The National Insurance Contributions Act 2014 is the legislation that sets out the rulings for connected companies. Part 1 of Schedule 1 sets out the basic rules of determining whether companies are connected: “Two companies are ‘connected’ with one another if (a) one of the two has control of the other, or (b) both are under the control of the same person or persons.”
But that’s not all you need to consider if there’s any element of substantial commercial interdependence, including:
- financial interdependence, for example one company gives financial support to the other company
- economic interdependence, for example the activities of one company benefit the other or they involve common customers
- organisational interdependence, for example the companies share employees.

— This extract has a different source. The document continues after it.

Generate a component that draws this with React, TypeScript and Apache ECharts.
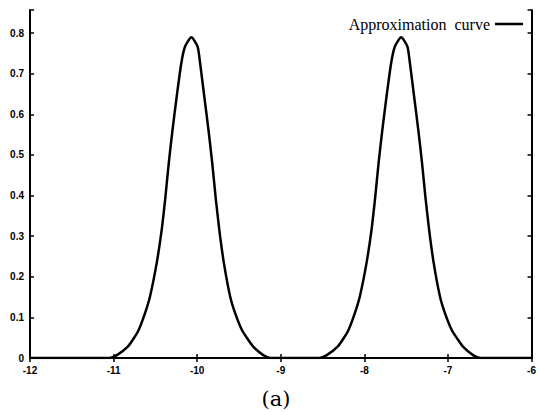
import React, { useEffect, useRef } from "react";
import * as echarts from "echarts";

const seriesName = "Approximation  curve";
const caption = "(a)";

// curve samples
const curveX = [
  -12, -11.05, -10.96, -10.83, -10.76, -10.7, -10.625, -10.565, -10.485, -10.425, -10.38, -10.34, -10.295,
  -10.245, -10.19, -10.145, -10.07, -9.995, -9.965, -9.915, -9.865, -9.82, -9.78, -9.735, -9.68, -9.605,
  -9.545, -9.465, -9.4, -9.33, -9.21, -9.12,
  -8.54, -8.45, -8.32, -8.25, -8.19, -8.115, -8.055, -7.975, -7.915, -7.87, -7.83, -7.785, -7.735, -7.68,
  -7.635, -7.56, -7.485, -7.455, -7.405, -7.355, -7.31, -7.27, -7.225, -7.17, -7.095, -7.035, -6.955, -6.89,
  -6.82, -6.7, -6.61, -6,
];
const curveY = [
  0, 0, 0.007, 0.028, 0.048, 0.069, 0.11, 0.151, 0.233, 0.315, 0.397, 0.48, 0.562,
  0.644, 0.726, 0.767, 0.79, 0.767, 0.726, 0.644, 0.562, 0.48, 0.397, 0.315, 0.233, 0.151,
  0.11, 0.069, 0.048, 0.028, 0.007, 0,
  0, 0.007, 0.028, 0.048, 0.069, 0.11, 0.151, 0.233, 0.315, 0.397, 0.48, 0.562, 0.644, 0.726,
  0.767, 0.79, 0.767, 0.726, 0.644, 0.562, 0.48, 0.397, 0.315, 0.233, 0.151, 0.11, 0.069, 0.048,
  0.028, 0.007, 0, 0,
];

const xMin = -12;
const xMax = -6;
const xStep = 1;
const yMin = 0;
const yMax = 0.857;
const yStep = 0.1;
const yLabelTop = 0.8;

export default function App() {
  const ref = useRef<HTMLDivElement>(null);

  useEffect(() => {
    document.body.style.margin = "0";
    if (!ref.current) return;
    const chart = echarts.init(ref.current, null, { renderer: "svg" });
    const data = curveX.map((x, i) => [x, curveY[i]]);
    const labelStyle = {
      color: "#000",
      fontSize: 10,
      fontWeight: "bold" as const,
      fontFamily: "Liberation Sans, Arial, sans-serif",
    };
    const lineStyle = { color: "#000", width: 2 };
    const tick = { show: true, inside: true, length: 4, lineStyle: { color: "#000", width: 1.5 } };
    chart.setOption({
      animation: false,
      backgroundColor: "#fff",
      grid: { left: 30, right: 1, top: 10, bottom: 54, containLabel: false },
      legend: {
        data: [seriesName],
        right: 11,
        top: 11,
        align: "right",
        icon: "rect",
        itemWidth: 28,
        itemHeight: 2.5,
        textStyle: {
          color: "#000",
          fontSize: 16,
          fontFamily: "Liberation Serif, Times New Roman, serif",
        },
      },
      xAxis: [
        {
          type: "value",
          min: xMin,
          max: xMax,
          interval: xStep,
          position: "bottom",
          axisLine: { show: true, lineStyle },
          axisTick: tick,
          splitLine: { show: false },
          axisLabel: { ...labelStyle, margin: 7 },
        },
        {
          type: "value",
          min: xMin,
          max: xMax,
          interval: xStep,
          position: "top",
          axisLine: { show: true, lineStyle },
          axisTick: tick,
          splitLine: { show: false },
          axisLabel: { show: false },
        },
      ],
      yAxis: [
        {
          type: "value",
          min: yMin,
          max: yMax,
          interval: yStep,
          position: "left",
          axisLine: { show: true, lineStyle },
          axisTick: tick,
          splitLine: { show: false },
          axisLabel: {
            ...labelStyle,
            margin: 6,
            formatter: (v: number) => {
              const k = v / yStep;
              if (Math.abs(k - Math.round(k)) > 1e-6 || v > yLabelTop + 1e-9) return "";
              return v === 0 ? "0" : v.toFixed(1);
            },
          },
        },
        {
          type: "value",
          min: yMin,
          max: yMax,
          interval: yStep,
          position: "right",
          axisLine: { show: true, lineStyle },
          axisTick: tick,
          splitLine: { show: false },
          axisLabel: { show: false },
        },
      ],
      series: [
        {
          name: seriesName,
          type: "line",
          xAxisIndex: 0,
          yAxisIndex: 0,
          data,
          showSymbol: false,
          symbol: "none",
          smooth: 0.2,
          lineStyle: { color: "#000", width: 2.5 },
          itemStyle: { color: "#000" },
          z: 3,
        },
      ],
      graphic: [
        {
          type: "text",
          x: 276,
          y: 399,
          style: {
            text: caption,
            fill: "#000",
            font: "21px DejaVu Serif, serif",
            textAlign: "center",
            textVerticalAlign: "middle",
          },
        },
      ],
    });
    return () => chart.dispose();
  }, []);

  return (
    <div
      ref={ref}
      style={{ position: "absolute", left: 0, top: 0, width: 539, height: 412, background: "#fff" }}
    />
  );
}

There’s further reading in the National Insurance Manual from pages NIM06590 onwards.
The updated guidance, along with the legislation, should support you in making an informed decision on whether two companies are connected for the purposes of claiming employment allowance.
How and when to claim
If you or your clients are eligible to claim the employment allowance, you can claim at any time in the tax year. The earlier you claim, the sooner you’ll get the allowance. You can claim via your payroll software. You should have an employment allowance indicator on your employer payment summary (EPS). Simply put “yes” in the field and send the EPS to HMRC as normal.
Do remember that companies can claim for up to the previous four tax years, subject to eligibility criteria and the rate of the allowance in place at the time. To claim, you must report a separate EPS for each year’s claim.